Dijelaskan, pada PSBB tahap 1, 2, dan 3, kasus Covid-19 di Jakarta relatif berhasil dikendalikan. Namun, saat pelonggaran dilakukan dengan PSBB transisi, kasus Covid-19 di Ibu Kota cenderung meningkat dari waktu ke waktu.
Kondisi itu semestinya dijadikan sarana pembelajaran bersama agar tidak terburu-buru melakukan pelonggaran. ”Semua harus menerima kenyataan, (Jakarta) harus mundur satu langkah untuk bisa melangkah kembali dengan baik ke depan,” kata Wiku.
Sementara selain Jakarta, PSBB juga masih diberlakukan di Provinsi Banten, Kota Bekasi dan Bogor, serta Kabupaten Bekasi dan Bogor.
Gubernur Banten Wahidin Halim memang memutuskan untuk memperluas PSBB. Tak hanya Kabupaten Tangerang serta Kota Tangerang dan Tangerang Selatan, PSBB juga diberlakukan di Kota Serang dan Cilegon serta Kabupaten Serang, Pandeglang, dan Lebak.
Masih tingginya kasus positif Covid-19 di Banten menjadi pertimbangan Gubernur Banten memutuskan PSBB di seluruh wilayah. Selain itu, pelonggaran di sejumlah daerah lain justru membuat mobilitas warga semakin tinggi.
Pelonggaran malah membuat masyarakat euforia, beraktivitas seperti pada masa normal sebelum pandemi. Malah jadi banyak pelanggaran protokol kesehatan.
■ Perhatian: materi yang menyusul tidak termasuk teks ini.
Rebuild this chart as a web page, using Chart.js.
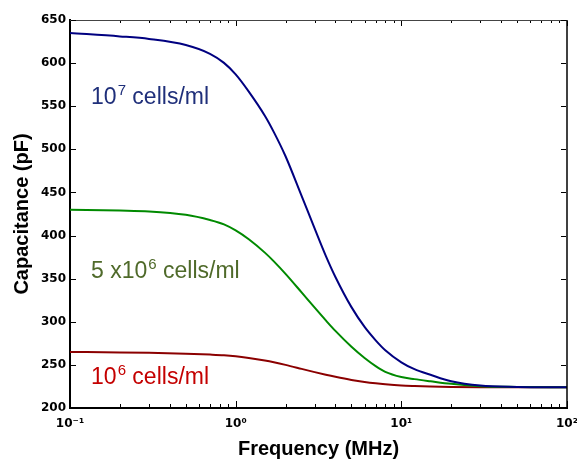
<!DOCTYPE html>
<html>
<head>
<meta charset="utf-8">
<script src="https://cdn.jsdelivr.net/npm/chart.js@4/dist/chart.umd.min.js"></script>
<style>
html, body { margin: 0; padding: 0; background: #fff; }
#wrap { width: 577px; height: 462px; }
</style>
</head>
<body>
<div id="wrap"><canvas id="cap"></canvas></div>
<script>
// frequency in MHz
var freq = [0.1, 0.2, 0.3, 0.5, 0.7, 0.85, 1, 1.2, 1.5, 1.7, 2, 2.5, 3, 3.5, 4, 5, 6, 7, 8, 10, 12, 15, 20, 30, 50, 100];
// capacitance in pF
var cap1e7 = [635, 631, 628, 621, 610.8, 600.3, 587, 567, 539, 520, 492, 446, 408, 376.5, 352, 317, 294, 278.5, 267, 253, 245, 238.5, 231, 226, 224.5, 224];
var cap5e6 = [430, 429, 428, 424, 418, 413, 406, 395.7, 380.2, 370.1, 355.6, 334.1, 316.3, 301.6, 289.4, 271, 258, 248.6, 242, 236, 233.5, 231, 228, 225.3, 224.4, 224];
var cap1e6 = [265, 264.5, 264, 263, 262, 261.2, 260, 258, 255, 253, 250, 245.4, 241.6, 238.6, 236.2, 232.6, 230.2, 228.6, 227.5, 226.1, 225.5, 225, 224.5, 224.1, 224, 224];
var yTicks = [200, 250, 300, 350, 400, 450, 500, 550, 600, 650];
var xLabels = {"0.1": "10\u207B\u00B9", "1": "10\u2070", "10": "10\u00B9", "100": "10\u00B2"};

// curve labels: [text parts (base, superscript, rest), colour, x value, y value at baseline]
var curveLabels = [
  [["10", "7", " cells/ml"], "#1f2f7a", 0.134, 552],
  [["5 x10", "6", " cells/ml"], "#4f6a2a", 0.134, 351],
  [["10", "6", " cells/ml"], "#c40000", 0.134, 228]
];

function pts(ys) {
  return freq.map(function (f, i) { return {x: f, y: ys[i]}; });
}

var frame = {
  id: 'frame',
  afterDraw: function (chart) {
    var ctx = chart.ctx, a = chart.chartArea;
    var xs = chart.scales.x, ys = chart.scales.y;
    ctx.save();
    // top and right border
    ctx.strokeStyle = '#444';
    ctx.lineWidth = 1;
    ctx.beginPath();
    ctx.moveTo(a.left, a.top + 0.5); ctx.lineTo(a.right, a.top + 0.5);
    ctx.stroke();
    ctx.strokeStyle = '#000';
    ctx.lineWidth = 1.5;
    ctx.beginPath();
    ctx.moveTo(a.right, a.top); ctx.lineTo(a.right, a.bottom);
    ctx.stroke();
    // inward ticks
    ctx.lineWidth = 1;
    ctx.strokeStyle = '#000';
    var xv = [];
    for (var d = 0.1; d < 100; d *= 10) {
      for (var m = 1; m < 10; m++) xv.push({v: d * m, major: m === 1});
    }
    xv.push({v: 100, major: true});
    xv.forEach(function (t) {
      var px = Math.round(xs.getPixelForValue(t.v)) + 0.5;
      var len = t.major ? 7 : 4;
      ctx.beginPath();
      ctx.moveTo(px, a.bottom - 1); ctx.lineTo(px, a.bottom - len);
      ctx.moveTo(px, a.top + 1); ctx.lineTo(px, a.top + len - 1);
      ctx.stroke();
    });
    yTicks.forEach(function (v) {
      var py = Math.round(ys.getPixelForValue(v)) + 0.5;
      ctx.beginPath();
      ctx.moveTo(a.left + 1, py); ctx.lineTo(a.left + 6, py);
      ctx.moveTo(a.right - 1, py); ctx.lineTo(a.right - 6, py);
      ctx.stroke();
    });
    // curve labels
    ctx.textBaseline = 'alphabetic';
    ctx.textAlign = 'left';
    curveLabels.forEach(function (l) {
      var x = xs.getPixelForValue(l[2]), y = ys.getPixelForValue(l[3]);
      ctx.fillStyle = l[1];
      ctx.font = '23px "Liberation Sans", Arial, sans-serif';
      ctx.fillText(l[0][0], x, y);
      x += ctx.measureText(l[0][0]).width + 1;
      ctx.font = '15px "Liberation Sans", Arial, sans-serif';
      ctx.fillText(l[0][1], x, y - 9);
      x += ctx.measureText(l[0][1]).width;
      ctx.font = '23px "Liberation Sans", Arial, sans-serif';
      ctx.fillText(l[0][2], x, y);
    });
    ctx.restore();
  }
};

new Chart(document.getElementById('cap'), {
  type: 'line',
  data: {
    datasets: [
      {label: '1e7', data: pts(cap1e7), borderColor: '#000080', borderWidth: 2},
      {label: '5e6', data: pts(cap5e6), borderColor: '#008a00', borderWidth: 2},
      {label: '1e6', data: pts(cap1e6), borderColor: '#8b0000', borderWidth: 2}
    ]
  },
  options: {
    responsive: true,
    maintainAspectRatio: false,
    animation: false,
    events: [],
    layout: {padding: {top: 20, right: 10, left: 0, bottom: 0}},
    elements: {
      point: {radius: 0},
      line: {cubicInterpolationMode: 'monotone', fill: false}
    },
    plugins: {legend: {display: false}, tooltip: {enabled: false}},
    scales: {
      x: {
        type: 'logarithmic',
        min: 0.1,
        max: 100,
        grid: {display: false, drawTicks: false},
        border: {display: true, color: '#000', width: 2},
        ticks: {
          autoSkip: false,
          maxRotation: 0,
          padding: 9,
          color: '#000',
          font: {family: '"DejaVu Sans"', size: 12, weight: 'bold'},
          callback: function (v) { return xLabels[String(v)] || ''; }
        },
        title: {
          display: true,
          text: 'Frequency (MHz)',
          color: '#000',
          padding: {top: 0, bottom: 1},
          font: {family: '"Liberation Sans", Arial', size: 20, weight: 'bold'}
        },
        afterFit: function (s) { s.height = 54; s.paddingLeft = 0; s.paddingRight = 0; }
      },
      y: {
        min: 200,
        max: 650,
        grid: {display: false, drawTicks: false},
        border: {display: true, color: '#000', width: 2},
        afterBuildTicks: function (s) { s.ticks = yTicks.map(function (v) { return {value: v}; }); },
        ticks: {
          padding: 4,
          color: '#000',
          font: {family: '"DejaVu Sans"', size: 12, weight: 'bold'}
        },
        title: {
          display: true,
          text: 'Capacitance (pF)',
          color: '#000',
          padding: {top: 10, bottom: 0},
          font: {family: '"Liberation Sans", Arial', size: 20, weight: 'bold'}
        },
        afterFit: function (s) { s.width = 70; }
      }
    }
  },
  plugins: [frame]
});
</script>
</body>
</html>
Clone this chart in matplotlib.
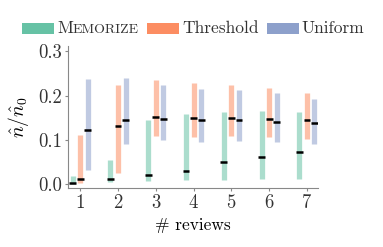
import matplotlib
matplotlib.use("Agg")
import matplotlib.pyplot as plt
import numpy as np
from matplotlib.patches import Rectangle
from matplotlib.offsetbox import (AnchoredOffsetbox, DrawingArea, HPacker,
                                  TextArea)

plt.rcParams['font.family'] = 'serif'
plt.rcParams['font.serif'] = ['cmr10']
plt.rcParams['mathtext.fontset'] = 'cm'
plt.rcParams['axes.formatter.use_mathtext'] = True
plt.rcParams['font.size'] = 12.5

reviews = [1, 2, 3, 4, 5, 6, 7]

# low / median / high of n_hat / n_hat_0
mem_lo = [0.000, 0.005, 0.006, 0.008, 0.009, 0.011, 0.011]
mem_med = [0.003, 0.011, 0.020, 0.030, 0.049, 0.061, 0.073]
mem_hi = [0.017, 0.055, 0.145, 0.159, 0.164, 0.166, 0.163]

thr_lo = [0.003, 0.024, 0.109, 0.106, 0.108, 0.106, 0.102]
thr_med = [0.011, 0.131, 0.151, 0.149, 0.149, 0.147, 0.144]
thr_hi = [0.111, 0.224, 0.236, 0.229, 0.225, 0.218, 0.207]

uni_lo = [0.032, 0.091, 0.100, 0.094, 0.098, 0.094, 0.091]
uni_med = [0.123, 0.145, 0.147, 0.144, 0.144, 0.141, 0.138]
uni_hi = [0.238, 0.240, 0.223, 0.215, 0.213, 0.207, 0.193]

names = ['MEMORIZE', 'Threshold', 'Uniform']
colors = ['#66c2a5', '#fc8d62', '#8da0cb']
series = [(mem_lo, mem_med, mem_hi), (thr_lo, thr_med, thr_hi), (uni_lo, uni_med, uni_hi)]
offsets = [-0.2, 0.0, 0.2]

fig, ax = plt.subplots(figsize=(3.83, 2.47), dpi=100)
fig.subplots_adjust(left=0.178, right=0.83, bottom=0.239, top=0.815)

x = np.array(reviews, dtype=float)
for (lo, med, hi), c, off in zip(series, colors, offsets):
    xs = x + off
    ax.vlines(xs, lo, hi, color=c, alpha=0.55, linewidth=3.8)
    ax.hlines(med, xs - 0.09, xs + 0.09, color='black', linewidth=1.8, zorder=3)

ax.set_xlim(0.68, 7.29)
ax.set_ylim(-0.009, 0.313)
ax.set_xticks(reviews)
ax.set_yticks([0.0, 0.1, 0.2, 0.3])
ax.set_yticklabels(['0.0', '0.1', '0.2', '0.3'])
ax.set_xlabel('# reviews', labelpad=4)
ax.set_ylabel(r'$\hat{n}/\hat{n}_0$', fontsize=14, labelpad=5)

for s in ['top', 'right']:
    ax.spines[s].set_visible(False)
for s in ['left', 'bottom']:
    ax.spines[s].set_color('#888888')
ax.tick_params(colors='#888888', labelcolor='#333333', length=2.5, pad=2,
               labelsize=13.5)

# legend built by hand so MEMORIZE can be set in small caps
txt = dict(color='#333333', fontsize=12.5)
small = dict(color='#333333', fontsize=10)
items = []
for name, c in zip(names, colors):
    da = DrawingArea(23, 7.5, 0, 0)
    da.add_artist(Rectangle((0, 0), 23, 7.5, facecolor=c, edgecolor='none'))
    if name == 'MEMORIZE':
        lab = HPacker(children=[TextArea(name[0], textprops=txt),
                                TextArea(name[1:], textprops=small)],
                      align='baseline', pad=0, sep=0)
    else:
        lab = TextArea(name, textprops=txt)
    items.append(HPacker(children=[da, lab], align='center', pad=0, sep=2))
box = HPacker(children=items, align='center', pad=0, sep=6)
anch = AnchoredOffsetbox(loc='center', child=box, frameon=False,
                         bbox_to_anchor=(0.505, 0.885),
                         bbox_transform=fig.transFigure, borderpad=0)
fig.add_artist(anch)

fig.savefig('out.png', dpi=100)
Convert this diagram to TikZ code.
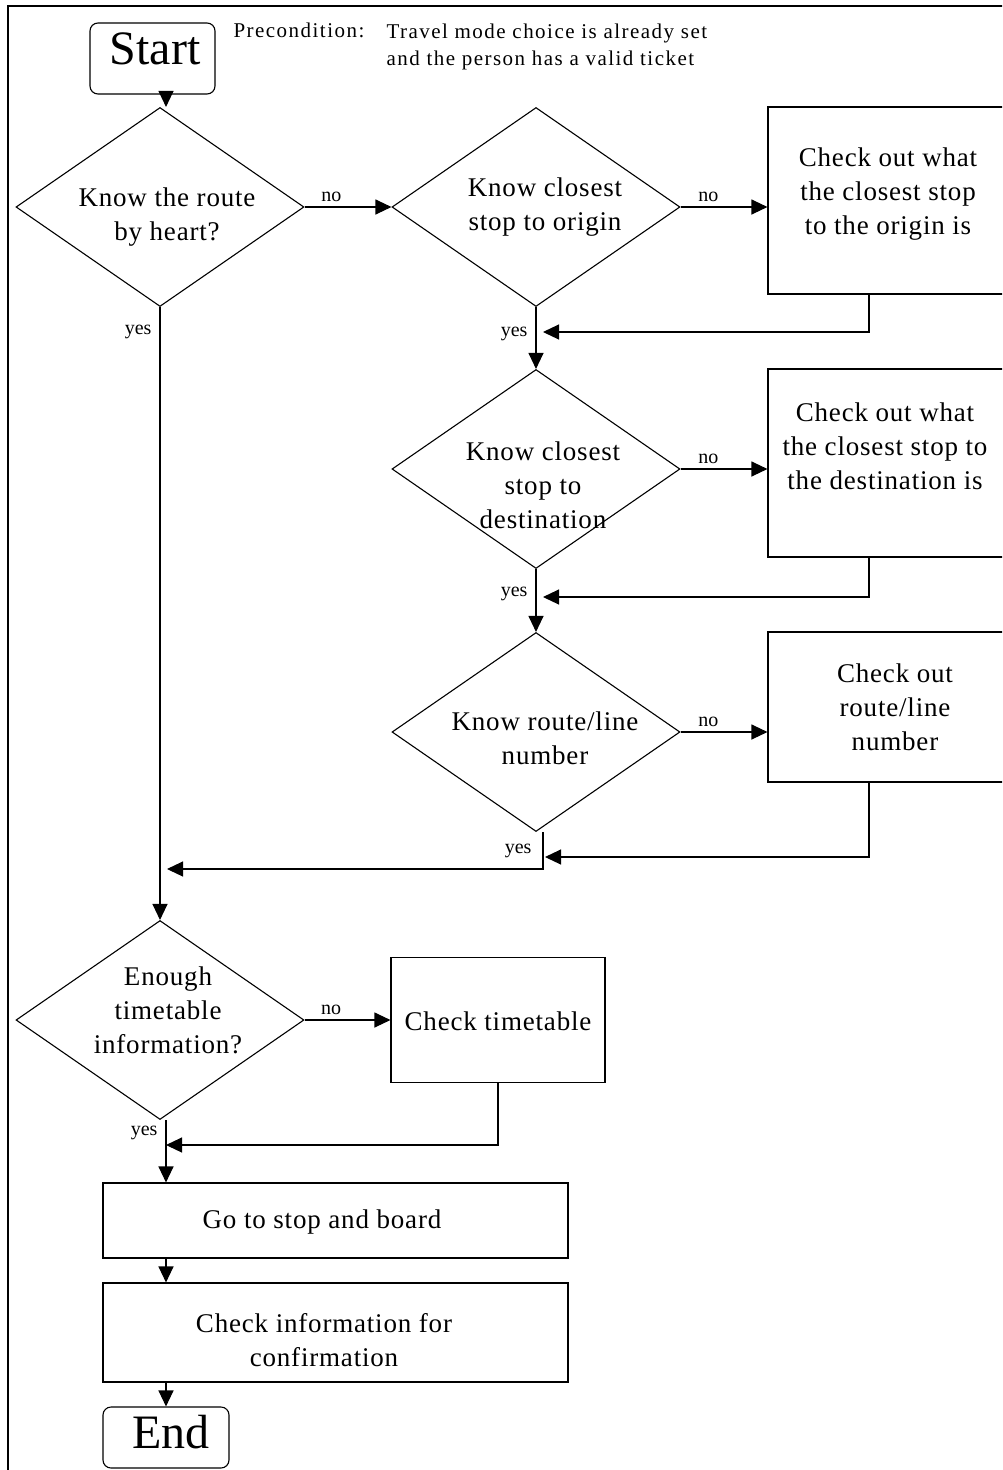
\documentclass[tikz,border=0pt]{standalone}
\usepackage{fontspec}
\setmainfont{Liberation Serif}
\newfontfamily\wideserif[LetterSpace=3]{Liberation Serif}
\newfontfamily\widerserif[LetterSpace=7]{Liberation Serif}
\usetikzlibrary{shapes.geometric,arrows.meta}

\newcommand{\boxfont}{\wideserif\fontsize{27}{34}\selectfont}
\newcommand{\lblfont}{\fontsize{20}{24}\selectfont}
\newcommand{\termfont}{\fontsize{48}{56}\selectfont}
\newcommand{\notefont}{\widerserif\fontsize{21}{27.5}\selectfont}

\begin{document}
\begin{tikzpicture}[x=1pt,y=-1pt,line width=1.1pt,
  decision/.style={draw, diamond, aspect=1.45, minimum width=288pt, minimum height=199pt, inner sep=0pt},
  block/.style={draw, inner sep=0pt},
  term/.style={draw, rounded corners=8pt, inner sep=0pt},
  txt/.style={align=center, font=\boxfont, inner sep=0pt},
  lbl/.style={font=\lblfont, inner sep=3pt},
  arr/.style={-{Triangle[length=16pt,width=15pt]}}]
\clip (0,0) rectangle (1002,1470);
\fill[white] (0,0) rectangle (1002,1470);
\draw[line width=2pt] (1010,6) -- (8,6) -- (8,1480);

% start and precondition
\node[term, minimum width=125pt, minimum height=71pt] (start) at (152.5,58.5) {};
\node[font=\termfont, inner sep=0pt] (start-t) at (155,48.5) {Start};
\node[anchor=base west, font=\notefont, inner sep=0pt] (pre) at (233,37.5) {Precondition:};
\node[anchor=north west, font=\notefont, inner sep=0pt, align=left] (cond) at (386,23) {Travel mode choice is already set\\and the person has a valid ticket};

% questions on the right column
\node[decision] (heart) at (160,207) {};
\node[txt] (heart-t) at (167,217) {Know the route\\by heart?};
\node[decision] (origin) at (536,207) {};
\node[txt] (origin-t) at (545,207) {Know closest\\stop to origin};
\node[block, minimum width=244pt, minimum height=187pt] (chkorigin) at (890,200.5) {};
\node[txt] (chkorigin-t) at (888,194) {Check out what\\the closest stop\\to the origin is};
\node[decision] (dest) at (536,469) {};
\node[txt] (dest-t) at (543,485) {Know closest\\stop to\\destination};
\node[block, minimum width=244pt, minimum height=188pt] (chkdest) at (890,463) {};
\node[txt] (chkdest-t) at (885,446) {Check out what\\the closest stop to\\the destination is};
\node[decision] (routeno) at (536,732) {};
\node[txt] (routeno-t) at (545,738) {Know route/line\\number};
\node[block, minimum width=244pt, minimum height=150pt] (chkroute) at (890,707) {};
\node[txt] (chkroute-t) at (895,707) {Check out\\route/line\\number};

% timetable and boarding
\node[decision] (enough) at (160,1020) {};
\node[txt] (enough-t) at (168,1010) {Enough\\timetable\\information?};
\node[block, minimum width=214pt, minimum height=125pt] (chktime) at (498,1020) {};
\node[txt] (chktime-t) at (498,1021) {Check timetable};
\node[block, minimum width=465pt, minimum height=75pt] (board) at (335.5,1220.5) {};
\node[txt] (board-t) at (322,1222) {Go to stop and board};
\node[block, minimum width=465pt, minimum height=99pt] (confirm) at (335.5,1332.5) {};
\node[txt] (confirm-t) at (324,1340) {Check information for\\confirmation};
\node[term, minimum width=126pt, minimum height=61pt] (finish) at (166,1437.5) {};
\node[font=\termfont, inner sep=0pt] (finish-t) at (171,1432.5) {End};

\coordinate (j1) at (543,332);
\coordinate (j2) at (543,597);
\coordinate (j3) at (545,857);
\coordinate (j4) at (167,869);
\coordinate (j5) at (166,1145);

\draw[arr] ([xshift=13.5pt]start.south) -- ([xshift=6pt]heart.north);
\draw[arr] (heart.east) -- node[lbl, pos=0.31, above=2pt] (no1) {no} (origin.west);
\draw[arr] (origin.east) -- node[lbl, pos=0.32, above=2pt] (no2) {no} (origin.east -| chkorigin.west);
\draw[arr] (origin.south) -- node[lbl, pos=0.43, left=5pt] (yes1) {yes} (dest.north);
\draw[arr] ([xshift=-21pt]chkorigin.south) |- (j1);
\draw[arr] (dest.east) -- node[lbl, pos=0.32, above=2pt] (no3) {no} (dest.east -| chkdest.west);
\draw[arr] ([xshift=-21pt]chkdest.south) |- (j2);
\draw[arr] (dest.south) -- node[lbl, pos=0.4, left=5pt] (yes2) {yes} (routeno.north);
\draw[arr] (routeno.east) -- node[lbl, pos=0.32, above=2pt] (no4) {no} (routeno.east -| chkroute.west);
\draw[arr] ([xshift=-21pt]chkroute.south) |- (j3);
\draw[arr] ([xshift=7pt]routeno.south) |- node[lbl, pos=0.25, left=8pt] (yes3) {yes} (j4);
\draw[arr] (heart.south) -- node[lbl, pos=0.04, left=5pt] (yes4) {yes} (enough.north);
\draw[arr] (enough.east) -- node[lbl, pos=0.31, above=2pt] (no5) {no} (chktime.west);
\draw[arr] (chktime.south) |- (j5);
\draw[arr] (j5 |- enough.south) -- node[lbl, pos=0.2, left=5pt] (yes5) {yes} (j5 |- board.north);
\draw[arr] (j5 |- board.south) -- (j5 |- confirm.north);
\draw[arr] (j5 |- confirm.south) -- (finish.north);
\end{tikzpicture}
\end{document}
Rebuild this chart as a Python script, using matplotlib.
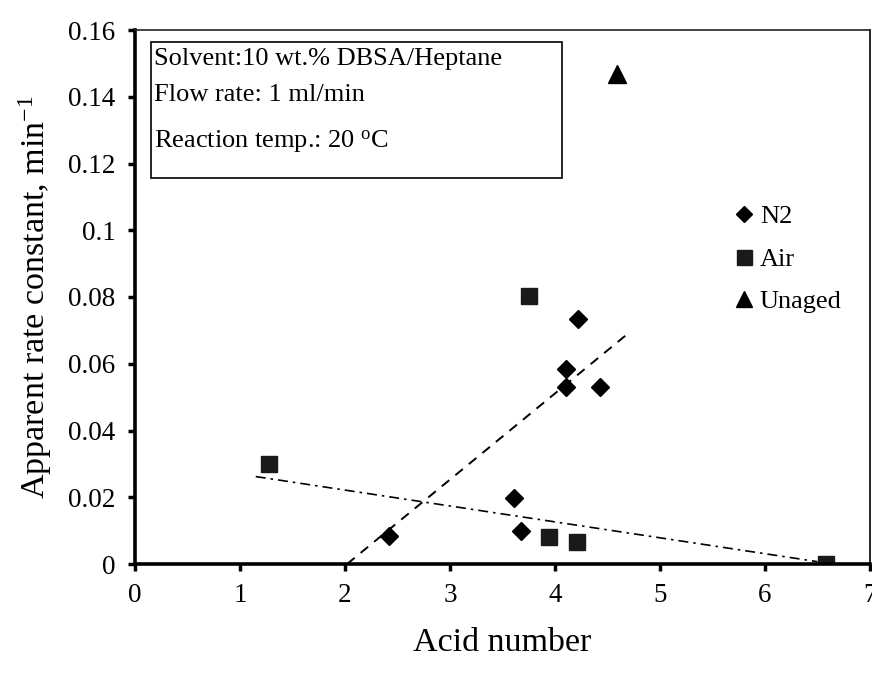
import matplotlib
matplotlib.use("Agg")
import matplotlib.pyplot as plt
from matplotlib.patches import Rectangle

plt.rcParams['font.family'] = ['Liberation Serif', 'DejaVu Serif']
plt.rcParams['mathtext.fontset'] = 'custom'
plt.rcParams['mathtext.rm'] = 'Liberation Serif'
plt.rcParams['mathtext.it'] = 'Liberation Serif:italic'

# ---- data ----
n2_x = [2.42, 3.61, 3.68, 4.10, 4.10, 4.22, 4.43]
n2_y = [0.0085, 0.0197, 0.0100, 0.0584, 0.0531, 0.0734, 0.0531]
air_x = [1.28, 3.75, 3.94, 4.21, 6.58]
air_y = [0.0299, 0.0804, 0.0080, 0.0065, 0.0]
unaged_x = [4.59]
unaged_y = [0.1468]
n2_fit_x = [2.02, 4.67]
n2_fit_y = [0.0, 0.0684]
air_fit_x = [1.15, 6.50]
air_fit_y = [0.0262, 0.0007]

xticks = [0, 1, 2, 3, 4, 5, 6, 7]
yticks = [0, 0.02, 0.04, 0.06, 0.08, 0.1, 0.12, 0.14, 0.16]
ytick_labels = ['0', '0.02', '0.04', '0.06', '0.08', '0.1', '0.12', '0.14', '0.16']
info_lines = ['Solvent:10 wt.% DBSA/Heptane', 'Flow rate: 1 ml/min',
              r'Reaction temp.: 20 $^{\mathrm{o}}$C']

fig = plt.figure(figsize=(8.72, 6.73), dpi=100)
ax = fig.add_axes([135/872, 109/673, 735/872, 534/673])

ax.plot(n2_fit_x, n2_fit_y, color='black', lw=1.4, dashes=(5, 4))
ax.plot(air_fit_x, air_fit_y, color='black', lw=1.2, dashes=(6, 3, 1.5, 3))

ax.plot(n2_x, n2_y, linestyle='none', marker='D', ms=9, color='black', label='N2')
ax.plot(air_x, air_y, linestyle='none', marker='s', ms=12, color='#1a1a1a', label='Air')
ax.plot(unaged_x, unaged_y, linestyle='none', marker='^', ms=13, color='black', label='Unaged')

ax.set_xlim(0, 7)
ax.set_ylim(0, 0.16)
ax.set_xticks(xticks)
ax.set_xticklabels([str(t) for t in xticks])
ax.set_yticks(yticks)
ax.set_yticklabels(ytick_labels)
ax.tick_params(direction='out', length=5, width=2.5, labelsize=19.5, pad=9)

for s in ['left', 'bottom']:
    ax.spines[s].set_linewidth(2.6)
ax.spines['top'].set_linewidth(1.2)
ax.spines['right'].set_linewidth(1.2)
ax.spines['top'].set_color('#222222')

ax.set_xlabel('Acid number', fontsize=24.5, labelpad=14)
ax.set_ylabel(r'Apparent rate constant, min$^{\mathrm{-1}}$', fontsize=24.5, labelpad=10)

# info box
ax.add_patch(Rectangle((0.0218, 0.7228), 0.559, 0.2547, transform=ax.transAxes,
                       fill=False, edgecolor='black', lw=1.2, zorder=3))
for txt, yb in zip(info_lines, [0.9345, 0.867, 0.779]):
    ax.text(0.026, yb, txt, transform=ax.transAxes, fontsize=19, va='baseline', ha='left')

leg = ax.legend(loc='upper left', bbox_to_anchor=(0.80, 0.692), frameon=False,
                fontsize=19, handlelength=0.8, handletextpad=0.2, labelspacing=0.72,
                borderaxespad=0, markerscale=0.9)

fig.savefig('out.png', dpi=100)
”Pelonggaran malah membuat masyarakat euforia, beraktivitas seperti pada masa normal sebelum pandemi. Malah jadi banyak pelanggaran protokol kesehatan,” kata Wahidin melalui pesan singkat, Minggu (6/9/2020).
PSBB di seluruh wilayah di Provinsi Banten ditetapkan dimulai pada Senin, 7 September. PSBB akan diberlakukan hingga sama sekali tak ada risiko penularan di Banten.